Leavoy-Costa went to inform the arresting officers that she had located weapons in the vehicle, for their own safety, when she noticed the truck was smoking and returned to the vehicle to remove the keys completely.
She described Veltman as "very excitable" and "continuously yelling" when she called him "tense and jumpy" the defence objected and the jury was dismissed for the day.
Before the responding officers took the stand, the defence continued with their cross-examination of LPS Detective Micah Bourdeau.
Bourdeau interviewed Veltman twice in the hours after the deaths occurred. The first interview happened shortly after 1 a.m. Monday, June 7, 2021, the second happened just before 10 a.m. the same day.
The defence is claiming that Veltman's detention conditions, including a lack of sleep, a cement bed, no pillow, and no food may have affected the reliability of his statement.

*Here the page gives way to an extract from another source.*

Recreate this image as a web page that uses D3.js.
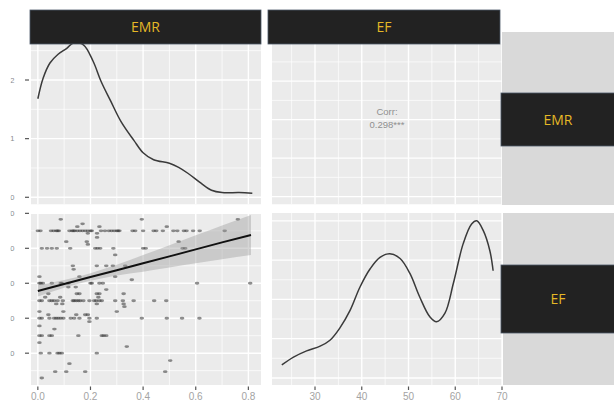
<!DOCTYPE html>
<html>
<head>
<meta charset="utf-8">
<script src="https://cdn.jsdelivr.net/npm/d3@7"></script>
<style>
  body { margin: 0; background: #fff; }
  svg { display: block; }
</style>
</head>
<body>
<svg></svg>
<script>
// variable names (strip labels)
const varNames = ['EMR', 'EF'];

// density of EMR (top-left diagonal panel)
const emrDensX = [0.0, 0.02, 0.046, 0.077, 0.11, 0.135, 0.173, 0.21, 0.24, 0.277, 0.315, 0.365, 0.40, 0.44, 0.50, 0.535, 0.57, 0.62, 0.66, 0.70, 0.765, 0.815];
const emrDensY = [1.68, 2.03, 2.29, 2.44, 2.54, 2.63, 2.6, 2.32, 1.98, 1.64, 1.3, 0.97, 0.76, 0.64, 0.58, 0.51, 0.41, 0.24, 0.12, 0.08, 0.08, 0.07];

// density of EF (bottom-right diagonal panel)
const efDensX = [22.9, 25.4, 28.2, 31.1, 33.2, 35.3, 37.5, 39.6, 41.8, 43.9, 46.0, 48.2, 50.3, 52.4, 54.6, 56.0, 57.8, 59.6, 61.7, 63.5, 64.6, 66.0, 67.4, 68.1];
const efDensY = [0.0033, 0.0053, 0.0069, 0.0081, 0.0096, 0.0127, 0.0172, 0.0231, 0.0278, 0.0307, 0.0316, 0.0304, 0.0266, 0.0206, 0.0155, 0.0143, 0.0165, 0.0241, 0.0342, 0.0392, 0.0400, 0.0375, 0.0324, 0.0273];

// scatter: one EF value per row, with the EMR values found on that row
const scatterEF = [68.3, 67, 66.2, 65, 64.3, 63.1, 61.9, 61.1, 60, 58.1, 55, 54, 51.9, 51, 50, 48.9, 48.2, 47, 46, 45,
  44.1, 43.3, 41.9, 41, 40, 39, 37.8, 36.9, 35, 33, 31.9, 30, 27.9, 27, 24.7, 22.9];
const scatterEMR = [
  [0.087, 0.395, 0.76],
  [0.17],
  [0.15, 0.234, 0.49],
  [0.0, 0.01, 0.05, 0.06, 0.07, 0.075, 0.08, 0.12, 0.13, 0.135, 0.14, 0.15, 0.16, 0.17, 0.18, 0.19, 0.20, 0.205, 0.24, 0.255,
    0.27, 0.28, 0.29, 0.30, 0.305, 0.31, 0.36, 0.37, 0.40, 0.44, 0.45, 0.475, 0.515, 0.53, 0.555, 0.565, 0.59, 0.615, 0.71],
  [0.19, 0.225],
  [0.225],
  [0.108, 0.186, 0.535],
  [0.19],
  [0.015, 0.035, 0.053, 0.072, 0.123, 0.218, 0.227, 0.237, 0.287, 0.40, 0.41, 0.55, 0.56],
  [0.294],
  [0.133, 0.224, 0.26, 0.285, 0.332],
  [0.136],
  [0.006, 0.158, 0.294],
  [0.357],
  [0.006, 0.011, 0.019, 0.053, 0.087, 0.091, 0.116, 0.2, 0.205, 0.234, 0.247, 0.605, 0.807],
  [0.116, 0.144],
  [0.26],
  [0.04, 0.148, 0.158, 0.224, 0.234, 0.326],
  [0.028, 0.085, 0.23],
  [0.006, 0.015, 0.044, 0.053, 0.062, 0.075, 0.095, 0.133, 0.138, 0.146, 0.154, 0.161, 0.173, 0.196, 0.214, 0.222, 0.234,
    0.243, 0.294, 0.323, 0.364, 0.442, 0.488],
  [0.07, 0.093, 0.224, 0.326],
  [0.329],
  [0.006, 0.097, 0.3],
  [0.04, 0.146, 0.18, 0.19],
  [0.006, 0.015, 0.044, 0.062, 0.07, 0.078, 0.087, 0.097, 0.125, 0.138, 0.158, 0.196, 0.224, 0.395, 0.49, 0.548, 0.614],
  [0.196],
  [0.006],
  [0.063],
  [0.006, 0.015, 0.044, 0.053, 0.154, 0.243, 0.25, 0.26],
  [0.006],
  [0.338],
  [0.011, 0.044, 0.075, 0.082, 0.091, 0.224],
  [0.503],
  [0.12],
  [0.066, 0.108, 0.18, 0.484],
  [0.015]
];

// linear fit with its confidence band
const fitEMR = [0, 0.1, 0.2, 0.3, 0.4, 0.5, 0.6, 0.7, 0.81];
const fitEF = [47.8, 49.8, 51.8, 53.7, 55.7, 57.7, 59.7, 61.7, 63.8];
const fitLow = [46.2, 48.7, 50.7, 52.2, 53.3, 54.5, 55.7, 56.9, 58.1];
const fitHigh = [49.5, 50.9, 52.9, 55.3, 58.1, 60.9, 63.7, 66.5, 69.5];

const corrLabel = ['Corr:', '0.298***'];

// tick labels
const emrTicks = [0, 0.2, 0.4, 0.6, 0.8];
const efTicks = [30, 40, 50, 60, 70];
const densTicks = [0, 1, 2];

const width = 614;
const height = 401;

const svg = d3.select('svg')
  .attr('width', width)
  .attr('height', height)
  .style('font-family', '"Liberation Sans", Arial, sans-serif');

const col1 = [31, 261];
const col2 = [272, 502];
const row1 = [44, 204.5];
const row2 = [213, 385];

const xEMR = d3.scaleLinear().domain([-0.026, 0.848]).range(col1);
const xEF = d3.scaleLinear().domain([20.8, 70]).range(col2);
const yDensEMR = d3.scaleLinear().domain([-0.123, 2.614]).range([row1[1], row1[0]]);
const yCorr = d3.scaleLinear().domain([-0.041, 0.793]).range([row1[1], row1[0]]);
const yEF = d3.scaleLinear().domain([20.9, 70.1]).range([row2[1], row2[0]]);
const yDensEF = d3.scaleLinear().domain([-0.0018, 0.042]).range([row2[1], row2[0]]);

// grey background behind the row strips
svg.append('rect').attr('x', 502).attr('y', 32).attr('width', 112).attr('height', 173).attr('fill', '#d9d9d9');
svg.append('rect').attr('x', 503).attr('y', 213).attr('width', 111).attr('height', 172).attr('fill', '#d9d9d9');

let clipId = 0;
function panel(x, y, xMaj, xMin, yMaj, yMin) {
  const [x0, x1] = x.range();
  const [y1, y0] = y.range();
  const id = 'clip' + (clipId++);
  svg.append('clipPath').attr('id', id)
    .append('rect').attr('x', x0).attr('y', y0).attr('width', x1 - x0).attr('height', y1 - y0);
  const g = svg.append('g').attr('clip-path', `url(#${id})`);
  g.append('rect')
    .attr('x', x0).attr('y', y0).attr('width', x1 - x0).attr('height', y1 - y0)
    .attr('fill', '#ebebeb');
  const minorX = x.ticks(xMin).filter(v => !x.ticks(xMaj).some(m => Math.abs(m - v) < 1e-9));
  const minorY = y.ticks(yMin).filter(v => !y.ticks(yMaj).some(m => Math.abs(m - v) < 1e-9));
  g.selectAll(null).data(minorX).enter().append('line')
    .attr('x1', d => x(d)).attr('x2', d => x(d)).attr('y1', y0).attr('y2', y1)
    .attr('stroke', '#fff').attr('stroke-width', 0.7);
  g.selectAll(null).data(minorY).enter().append('line')
    .attr('y1', d => y(d)).attr('y2', d => y(d)).attr('x1', x0).attr('x2', x1)
    .attr('stroke', '#fff').attr('stroke-width', 0.7);
  g.selectAll(null).data(x.ticks(xMaj)).enter().append('line')
    .attr('x1', d => x(d)).attr('x2', d => x(d)).attr('y1', y0).attr('y2', y1)
    .attr('stroke', '#fff').attr('stroke-width', 1.4);
  g.selectAll(null).data(y.ticks(yMaj)).enter().append('line')
    .attr('y1', d => y(d)).attr('y2', d => y(d)).attr('x1', x0).attr('x2', x1)
    .attr('stroke', '#fff').attr('stroke-width', 1.4);
  return g;
}

// top-left: EMR density
const p11 = panel(xEMR, yDensEMR, 5, 10, 3, 6);
p11.append('path')
  .datum(emrDensX.map((v, i) => [v, emrDensY[i]]))
  .attr('fill', 'none')
  .attr('stroke', '#3a3a3a')
  .attr('stroke-width', 1.5)
  .attr('d', d3.line().x(d => xEMR(d[0])).y(d => yDensEMR(d[1])).curve(d3.curveCatmullRom));

// top-right: correlation text
const p12 = panel(xEF, yCorr, 5, 10, 4, 8);
p12.selectAll(null).data(corrLabel).enter().append('text')
  .attr('x', (col2[0] + col2[1]) / 2)
  .attr('y', (d, i) => 115 + i * 13)
  .attr('text-anchor', 'middle')
  .attr('font-size', 9.5)
  .attr('fill', '#909090')
  .text(d => d);

// bottom-left: scatter with linear fit
const p21 = panel(xEMR, yEF, 5, 10, 5, 10);
const points = [];
scatterEF.forEach((ef, i) => scatterEMR[i].forEach(emr => points.push([emr, ef])));
p21.selectAll(null).data(points).enter().append('ellipse')
  .attr('cx', d => xEMR(d[0]))
  .attr('cy', d => yEF(d[1]))
  .attr('rx', 2.3)
  .attr('ry', 1.4)
  .attr('fill', '#333')
  .attr('opacity', 0.55);
p21.append('path')
  .datum(fitEMR.map((v, i) => [v, fitLow[i], fitHigh[i]]))
  .attr('fill', '#999')
  .attr('opacity', 0.4)
  .attr('d', d3.area().x(d => xEMR(d[0])).y0(d => yEF(d[1])).y1(d => yEF(d[2])).curve(d3.curveMonotoneX));
p21.append('path')
  .datum(fitEMR.map((v, i) => [v, fitEF[i]]))
  .attr('fill', 'none')
  .attr('stroke', '#111')
  .attr('stroke-width', 2)
  .attr('d', d3.line().x(d => xEMR(d[0])).y(d => yEF(d[1])));

// bottom-right: EF density
const p22 = panel(xEF, yDensEF, 5, 10, 5, 10);
p22.append('path')
  .datum(efDensX.map((v, i) => [v, efDensY[i]]))
  .attr('fill', 'none')
  .attr('stroke', '#3a3a3a')
  .attr('stroke-width', 1.5)
  .attr('d', d3.line().x(d => xEF(d[0])).y(d => yDensEF(d[1])).curve(d3.curveCatmullRom));

// strips
function strip(x, y, w, h, label) {
  svg.append('rect')
    .attr('x', x).attr('y', y).attr('width', w).attr('height', h)
    .attr('fill', '#222')
    .attr('stroke', '#4c5868')
    .attr('stroke-width', 0.8);
  svg.append('text')
    .attr('x', x + w / 2)
    .attr('y', y + h / 2)
    .attr('dy', '0.36em')
    .attr('text-anchor', 'middle')
    .attr('font-family', '"Open Sans", sans-serif')
    .attr('font-size', 14)
    .attr('fill', '#e6b826')
    .text(label);
}
strip(30, 10, 231, 34, varNames[0]);
strip(268, 10, 232, 34, varNames[1]);
strip(501, 93, 114, 53, varNames[0]);
strip(501, 265, 114, 68, varNames[1]);

// axes
const axisColor = '#a3a3a3';
const tickColor = '#555';

function xAxis(scale, ticks, fmt) {
  const g = svg.append('g');
  g.selectAll(null).data(ticks).enter().append('line')
    .attr('x1', d => scale(d)).attr('x2', d => scale(d))
    .attr('y1', 386.5).attr('y2', 390)
    .attr('stroke', tickColor).attr('stroke-width', 1.2);
  g.selectAll(null).data(ticks).enter().append('text')
    .attr('x', d => scale(d)).attr('y', 400)
    .attr('text-anchor', 'middle')
    .attr('font-size', 10)
    .attr('fill', axisColor)
    .text(fmt);
}
xAxis(xEMR, emrTicks, d3.format('.1f'));
xAxis(xEF, efTicks, d3.format('d'));

svg.append('clipPath').attr('id', 'yclip')
  .append('rect').attr('x', 10.5).attr('y', 0).attr('width', 30).attr('height', height);

function yAxis(scale, ticks) {
  const g = svg.append('g');
  g.selectAll(null).data(ticks).enter().append('line')
    .attr('x1', 25).attr('x2', 29)
    .attr('y1', d => scale(d)).attr('y2', d => scale(d))
    .attr('stroke', tickColor).attr('stroke-width', 1.2);
  g.append('g').attr('clip-path', 'url(#yclip)')
    .selectAll(null).data(ticks).enter().append('text')
    .attr('x', 14.5).attr('y', d => scale(d))
    .attr('dy', '0.35em')
    .attr('text-anchor', 'end')
    .attr('font-size', 7.5)
    .attr('fill', '#8a8a8a')
    .text(d => d);
}
yAxis(yDensEMR, densTicks);
yAxis(yEF, efTicks);
</script>
</body>
</html>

On Tuesday, court ended with Bourdeau saying he wasn't concerned about Veltman's mental state during the interviews.
When court resumed Thursday morning, Hicks resumed questioning Bourdeau about the second interview and how Veltman's demeanour had changed from earlier in the morning.
Bourdeau confirms that Veltman was "quieter" and "more subdued."
Hicks continued to ask about questions that Veltman had declined to answer during both interviews and asked about his demeanour again.
Bourdeau said that while Veltman was acting differently from one interview to the other, his demeanour remained steady within each interview.
The defence also questioned Veltman's specific wording about being "in shock." Hicks said that Bourdeau asked Veltman if he was cold and even gave him a blanket at one point, and wouldn't that physiological response speak to being in a state of shock and cause Bourdeau to be concerned about his mental state?
The detective responded that the temperature in the cell blocks tends to be on the colder side. "[It] only speaks to the fact that he was cold," Bourdeau said.
In regards to Veltman using the word "shock" Bourdeau said it didn't ring any alarm bells as the word gets used all the time in everyday life. "[It] didn't surprise me that he would use that word," he said.
When Hicks brought up Veltman's admission that the incident "didn't seem real" and "seemed like a dream" and questioned whether that spoke to his mental state.
"Considering the circumstances, this did not seem out of the ordinary to me," Bourdeau replied.
As Hicks continued to press about all of the questions that Veltman refused to answer Bourdeau said that "a pattern emerged that he refused to answer questions about things that would make him feel uncomfortable, but he was willing to answer broader questions."
The Crown's re-examination of Bourdeau began Thursday afternoon with Crown Attorney Fraser Ball questioning police procedure regarding detention. The jury was released shortly after the re-examination began following an objection from the defence.
When they returned the jury received a reminder from Pomerance that all redacted portions of Bourdeau's interviews with Veltman had no bearing on the case at hand.
Ball's re-examination only took minutes.
The final question to Boudreau was why police felt the need to interview Veltman so quickly, to which he replied they felt there could be ongoing danger to the public.
Veltman has pleaded not guilty to the first degree murder of Talat Afzaal, 74, her son Salman Afzaal, 46, his wife Madiha Salman, 44, and their 15-year-old daughter Yumna Afzaal, the attempted murder of a then 9-year-old boy, and associated terrorism charges.
Court will resume at 10 a.m. on Friday.